A fter twenty-five years, I paid a visit to the Motherland.  And what I saw is an extremely poor … backward, third-world country.


My trek there, with my wife, Maribel and my son, Jonathan, began with a greeting of “welcome aboard” in heavy-accented English by a very pretty and petite and smart-looking Korean stewardess, in a brown form-fitting uniform, of Asiana Airlines.


Right on schedule, we were airborne


It was a long flight …


It took 11 hours to fly from Seattle, Washington to Inchon, Korea, where we had a lay-over and a change of plane.  I had a book with me, a thriller, so I read that intermittently during the flight.  But most of the time, I amused myself by watching the crew of petite flight stewardesses walked up and down the twin aisle of the plane. They walked like models on a ramp.  They giggled and smiled as they served the food and drinks.  We were fed three times during the flight and plied with drinks in between.


It was a very pleasant flight, I think.


The international airport at Inchon was sparkling clean and very modern and their staffs of workers were all very efficient.  At one of the many fast-food restaurants in the airport, we had huge bowl of vegetable noodle soup … and it was super delicious.

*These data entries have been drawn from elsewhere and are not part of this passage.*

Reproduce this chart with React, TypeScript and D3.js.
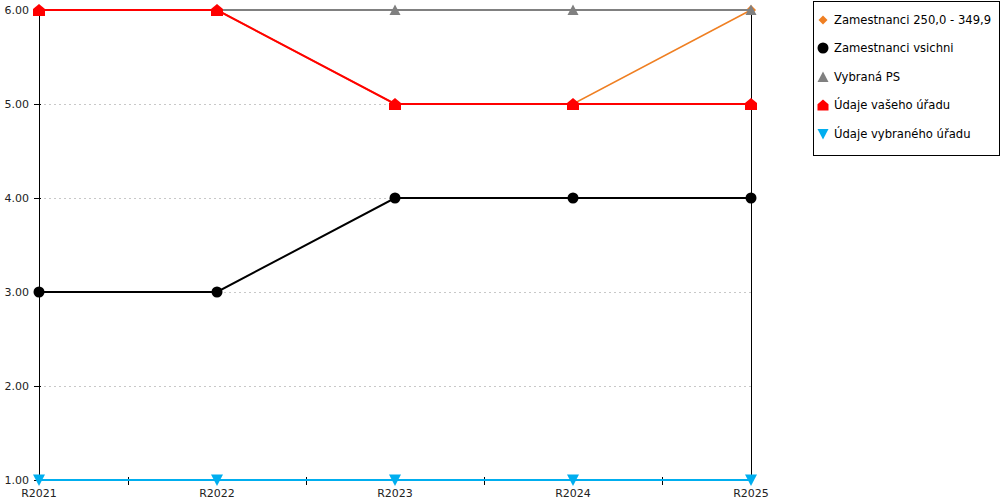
import React from 'react';
import * as d3 from 'd3';

const categories = ['R2021', 'R2022', 'R2023', 'R2024', 'R2025'];
const yTicks = [1, 2, 3, 4, 5, 6];

const zamestnanciRange = [6, 6, 5, 5, 6];
const zamestnanciAll = [3, 3, 4, 4, 4];
const vybranaPS = [6, 6, 6, 6, 6];
const vasUrad = [6, 6, 5, 5, 5];
const vybranyUrad = [1, 1, 1, 1, 1];

const seriesNames = [
  'Zamestnanci 250,0 - 349,9',
  'Zamestnanci vsichni',
  'Vybraná PS',
  'Údaje vašeho úřadu',
  'Údaje vybraného úřadu',
];

const FONT = '"DejaVu Sans", Verdana, sans-serif';

const markerPath = (kind: string, size: number): string => {
  const h = size / 2;
  switch (kind) {
    case 'diamond':
      return `M0,${-h}L${h},0L0,${h}L${-h},0Z`;
    case 'circle':
      return d3.symbol(d3.symbolCircle, Math.PI * h * h)() as string;
    case 'triangle':
      return `M0,${-h}L${h},${h * 0.9}L${-h},${h * 0.9}Z`;
    case 'house':
      return `M0,${-h}L${h},${-h * 0.15}L${h},${h}L${-h},${h}L${-h},${-h * 0.15}Z`;
    case 'down':
      return `M${-h},${-h * 0.9}L${h},${-h * 0.9}L0,${h}Z`;
    default:
      return '';
  }
};

const series = [
  { name: seriesNames[0], values: zamestnanciRange, color: '#ef7f22', width: 1.5, marker: 'diamond', size: 10 },
  { name: seriesNames[1], values: zamestnanciAll, color: '#000000', width: 2, marker: 'circle', size: 11 },
  { name: seriesNames[2], values: vybranaPS, color: '#808080', width: 2, marker: 'triangle', size: 11 },
  { name: seriesNames[3], values: vasUrad, color: '#ff0000', width: 2, marker: 'house', size: 12 },
  { name: seriesNames[4], values: vybranyUrad, color: '#00aeef', width: 2, marker: 'down', size: 12 },
];

export default function App() {
  const width = 1000;
  const height = 500;
  const left = 39;
  const right = 751;
  const top = 10;
  const bottom = 480;

  const x = d3.scalePoint<string>().domain(categories).range([left, right]);
  const y = d3.scaleLinear().domain([1, 6]).range([bottom, top]);
  const step = x.step();

  const line = d3.line<number>()
    .x((_, i) => x(categories[i]) as number)
    .y(d => y(d));

  const legendY = [20, 48, 77, 105, 134];

  return (
    <svg width={width} height={height} style={{ position: 'absolute', left: 0, top: 0, background: '#fff' }}>
      {/* gridlines */}
      {yTicks.filter(t => t > 1 && t < 6).map(t => (
        <line key={'g' + t} x1={left} x2={right} y1={Math.round(y(t)) + 0.5} y2={Math.round(y(t)) + 0.5}
          stroke="#c8c8c8" strokeDasharray="2,3" />
      ))}
      {/* axes */}
      <line x1={left + 0.5} x2={left + 0.5} y1={top} y2={bottom} stroke="#000" />
      <line x1={right + 0.5} x2={right + 0.5} y1={top} y2={bottom} stroke="#000" />
      <line x1={left} x2={right} y1={bottom + 0.5} y2={bottom + 0.5} stroke="#000" />
      {yTicks.map(t => (
        <g key={'y' + t}>
          <line x1={left - 5} x2={left + 2} y1={Math.round(y(t)) + 0.5} y2={Math.round(y(t)) + 0.5} stroke="#000" />
          <text x={left - 10} y={y(t)} dy="0.35em" textAnchor="end" fontFamily={FONT} fontSize={11} fill="#222">
            {d3.format('.2f')(t)}
          </text>
        </g>
      ))}
      {categories.slice(0, -1).map((c, i) => (
        <line key={'xt' + i} x1={Math.round((x(c) as number) + step / 2) + 0.5} x2={Math.round((x(c) as number) + step / 2) + 0.5}
          y1={bottom - 3} y2={bottom + 5} stroke="#000" />
      ))}
      {categories.map(c => (
        <text key={'x' + c} x={x(c)} y={bottom + 17} textAnchor="middle" fontFamily={FONT} fontSize={11} fill="#222">
          {c}
        </text>
      ))}
      {/* series */}
      {series.map(s => (
        <g key={s.name}>
          <path d={line(s.values) as string} fill="none" stroke={s.color} strokeWidth={s.width} />
          {s.values.map((v, i) => (
            <path key={i} d={markerPath(s.marker, s.size)}
              transform={`translate(${x(categories[i])},${y(v)})`} fill={s.color} />
          ))}
        </g>
      ))}
      {/* legend */}
      <rect x={813.5} y={1.5} width={186} height={154} fill="#fff" stroke="#000" />
      {series.map((s, i) => (
        <g key={'l' + s.name} transform={`translate(823,${legendY[i]})`}>
          <path d={markerPath(s.marker, s.marker === 'diamond' ? 9 : 11)} fill={s.color} />
          <text x={11} dy="0.35em" fontFamily={FONT} fontSize={11.6} fill="#000">{s.name}</text>
        </g>
      ))}
    </svg>
  );
}
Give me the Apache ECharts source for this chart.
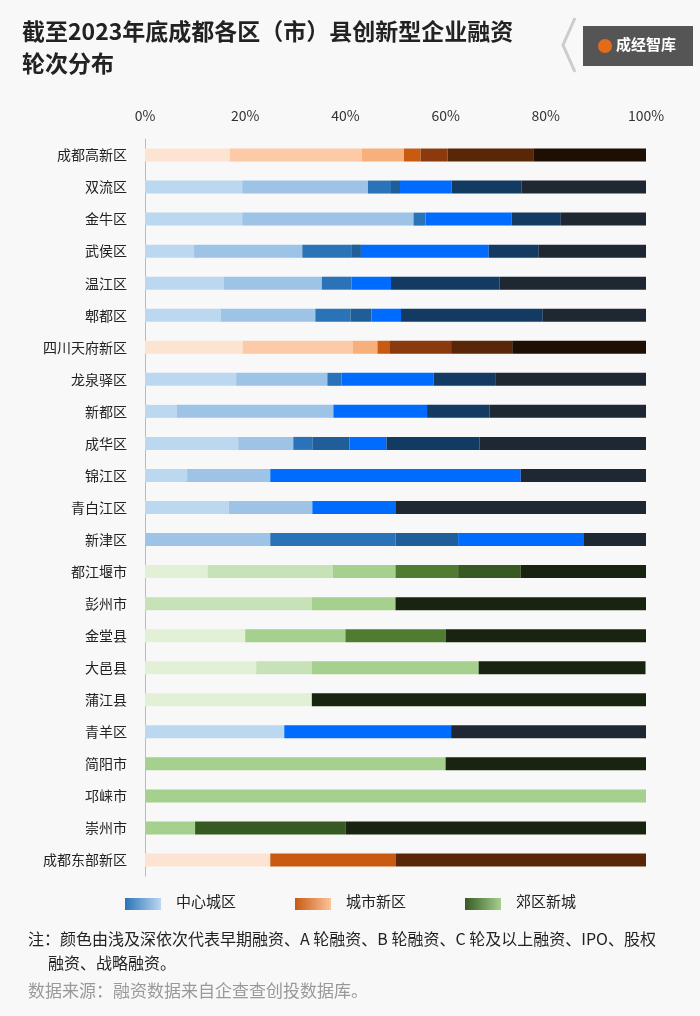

After a two-hour lay-over, we were airborne again, on a smaller plane this time, but the service or the prettiness of the crew of stewardesses didn’t lessen. 


It was five-hour flight from Korea to the Philippines.


T hen FINALLY, we landed at Ninoy Aquino International Airport


The arrival area teemed with uniformed airport workers standing around, gawking at us stupidly.  Nobody directed or guided us where to go for Customs and for Immigration and where to pick up our suitcases and luggage … unlike in Korea, where, as soon as we, the newly-arrived passengers entered the terminal, the airport staff shepherded us courteously to the “where-tos” of the airport.


One thing VERY surprising though at Ninoy airport: We cleared through Customs and Immigration with ease, without the usual LAGAY that this Philippine airport was so well-known for.  We were outside of the airport in no time.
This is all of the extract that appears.